In Marib the coalition and government ground units eliminated rebel forces that had been blocking easy access to Marib. In the first few months of 2020 the rebels took advantage of the Arab coalition manpower shortage. This took place after the UAE withdrew most of its troops earlier in 2020 and a new government in Sudan withdrew all but 700 of the 15,000 mercenaries Saudi Arabia had hired. At this point the coalition was forced to depend more on their airpower advantage until their depleted ground forces could be redistributed. By June this had stopped the Shia advance and by the end of August the Shia advance had turned into a Shia retreat. The rebels see this as a temporary setback and still believe time is their side as long as the Iranian support continues. Iran understands this as well and is willing to finance the expensive smuggling effort at a reduced level because of the distress it causes the Saudis. But now there a new Saudi general in charge and if the new guy repairs relationships with the Sunni tribes in the area, the rebels will be in more trouble.
September 19, 2020:
In the northwest (across the border in the Saudi province of Jizan) a village was hit by a rocket fired from Yemen by Shia rebels. Five civilians were wounded and there was damage to buildings and three cars.
September 6, 2020: In the north
(Jawf province) government forces engaged in a particularly intense attack on rebel forces in an effort to regain key terrain lost to a Shia offensive earlier in 2020. The attack was only partially successful, with twenty rebels killed as well as eight of the tribal militiamen on the ground. Saudi air power was decisive in this operation and continues to be a major asset for coalition forces. This battle was part of a larger operation connected with rebel forces that had been blocking easy access to central Yemen (Marib province).

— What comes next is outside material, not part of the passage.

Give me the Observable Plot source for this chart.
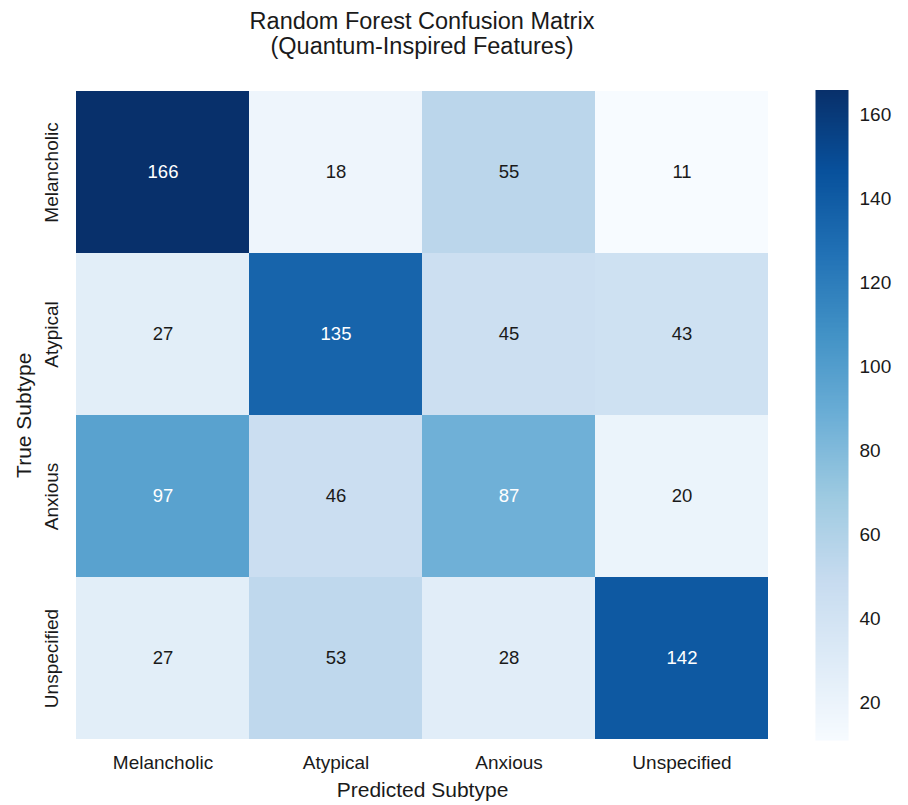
<!DOCTYPE html>
<html>
<head>
<meta charset="utf-8">
<script src="https://cdn.jsdelivr.net/npm/d3@7"></script>
<script src="https://cdn.jsdelivr.net/npm/@observablehq/plot@0.6"></script>
<style>
  body { margin: 0; background: #fff; font-family: "Liberation Sans", Arial, sans-serif; }
  #wrap { position: relative; width: 908px; height: 805px; }
  #title { position: absolute; left: 75px; width: 694px; top: 9px; text-align: center;
           font-size: 23.5px; line-height: 25px; color: #1a1a1a; }
  #main { position: absolute; left: 0; top: 0; }
  #bar { position: absolute; left: 780px; top: 0; }
</style>
</head>
<body>
<div id="wrap">
  <div id="title">Random Forest Confusion Matrix<br>(Quantum-Inspired Features)</div>
  <div id="main"></div>
  <div id="bar"></div>
</div>
<script>
// Subtype labels (same order for predicted columns and true rows)
const subtypes = ["Melancholic", "Atypical", "Anxious", "Unspecified"];
// Confusion counts: one row per true subtype, one column per predicted subtype
const melancholicRow = [166, 18, 55, 11];
const atypicalRow = [27, 135, 45, 43];
const anxiousRow = [97, 46, 87, 20];
const unspecifiedRow = [27, 53, 28, 142];
const colorbarTicks = [20, 40, 60, 80, 100, 120, 140, 160];
// ColorBrewer Blues stops (piecewise linear, as matplotlib "Blues")
const blues = ["#f7fbff", "#deebf7", "#c6dbef", "#9ecae1", "#6baed6", "#4292c6", "#2171b5", "#08519c", "#08306b"];

const rows = [melancholicRow, atypicalRow, anxiousRow, unspecifiedRow];
const cells = rows.flatMap((r, i) => r.map((v, j) => ({actual: subtypes[i], predicted: subtypes[j], value: v})));
const vmin = d3.min(cells, d => d.value);
const vmax = d3.max(cells, d => d.value);
const stops = blues.map((_, i) => vmin + (i * (vmax - vmin)) / (blues.length - 1));
const color = {type: "linear", domain: stops, range: blues, interpolate: "rgb"};

// choose white or dark annotation by background luminance
const bg = d3.scaleLinear().domain(stops).range(blues).interpolate(d3.interpolateRgb);
function luminance(c) {
  const {r, g, b} = d3.rgb(c);
  const f = v => { v /= 255; return v <= 0.03928 ? v / 12.92 : Math.pow((v + 0.055) / 1.055, 2.4); };
  return 0.2126 * f(r) + 0.7152 * f(g) + 0.0722 * f(b);
}
const isDark = d => luminance(bg(d.value)) < 0.408;

const font = {fontFamily: "'Liberation Sans', Arial, sans-serif", fontSize: "19px", color: "#1a1a1a", background: "transparent"};

const main = Plot.plot({
  width: 780,
  height: 805,
  marginTop: 89.5,
  marginBottom: 65,
  marginLeft: 75,
  marginRight: 11,
  style: font,
  x: {domain: subtypes, padding: 0, label: null},
  y: {domain: subtypes, padding: 0, label: null},
  color,
  marks: [
    Plot.cell(cells, {x: "predicted", y: "actual", fill: "value", inset: 0}),
    Plot.text(cells.filter(isDark), {x: "predicted", y: "actual", text: d => String(d.value), fill: "white", fontSize: 18.5}),
    Plot.text(cells.filter(d => !isDark(d)), {x: "predicted", y: "actual", text: d => String(d.value), fill: "#1a1a1a", fontSize: 18.5}),
    Plot.axisX({tickSize: 0, tickPadding: 15, fontSize: 19, label: null}),
    Plot.axisY({tickSize: 0, tickPadding: 24, tickRotate: -90, textAnchor: "middle", lineAnchor: "middle", fontSize: 19, label: null}),
    Plot.text(["Predicted Subtype"], {frameAnchor: "bottom", lineAnchor: "middle", textAnchor: "middle", dy: 50, fontSize: 21, fill: "#1a1a1a"}),
    Plot.text(["True Subtype"], {frameAnchor: "left", lineAnchor: "middle", textAnchor: "middle", dx: -51, rotate: -90, fontSize: 21, fill: "#1a1a1a"})
  ]
});
document.getElementById("main").append(main);

const bar = Plot.plot({
  width: 128,
  height: 805,
  marginTop: 89.5,
  marginBottom: 65,
  marginLeft: 35,
  marginRight: 60,
  style: font,
  x: {domain: [0, 1], axis: null},
  y: {domain: [vmin, vmax], label: null},
  color,
  marks: [
    Plot.raster({x1: 0, x2: 1, y1: vmin, y2: vmax, width: 1, height: 400, fill: (x, y) => y, imageRendering: "auto"}),
    Plot.axisY(colorbarTicks, {anchor: "right", tickSize: 0, tickPadding: 11, fontSize: 19, label: null})
  ]
});
document.getElementById("bar").append(bar);
</script>
</body>
</html>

September 2, 2020: Saudi Arabia replaced Prince Fahd Bin Turki as commander of Saudi forces in Yemen. Prince Fahd and his son, also an army officer were both accused of corruption, along with four non-royal officers. The new commander of the Arab Coalition force is Mutlaq bin Salim, a commoner who achieved his high rank (as deputy chief of staff since 2017) via two decades of successful service in a number of difficult jobs. Prince Fahd was a mediocre military leader and a disaster when it came to negotiating with the various tribal and political factions in Yemen. His replacement is quite the opposite but he has to deal with five years of poor performance by Prince Fahd.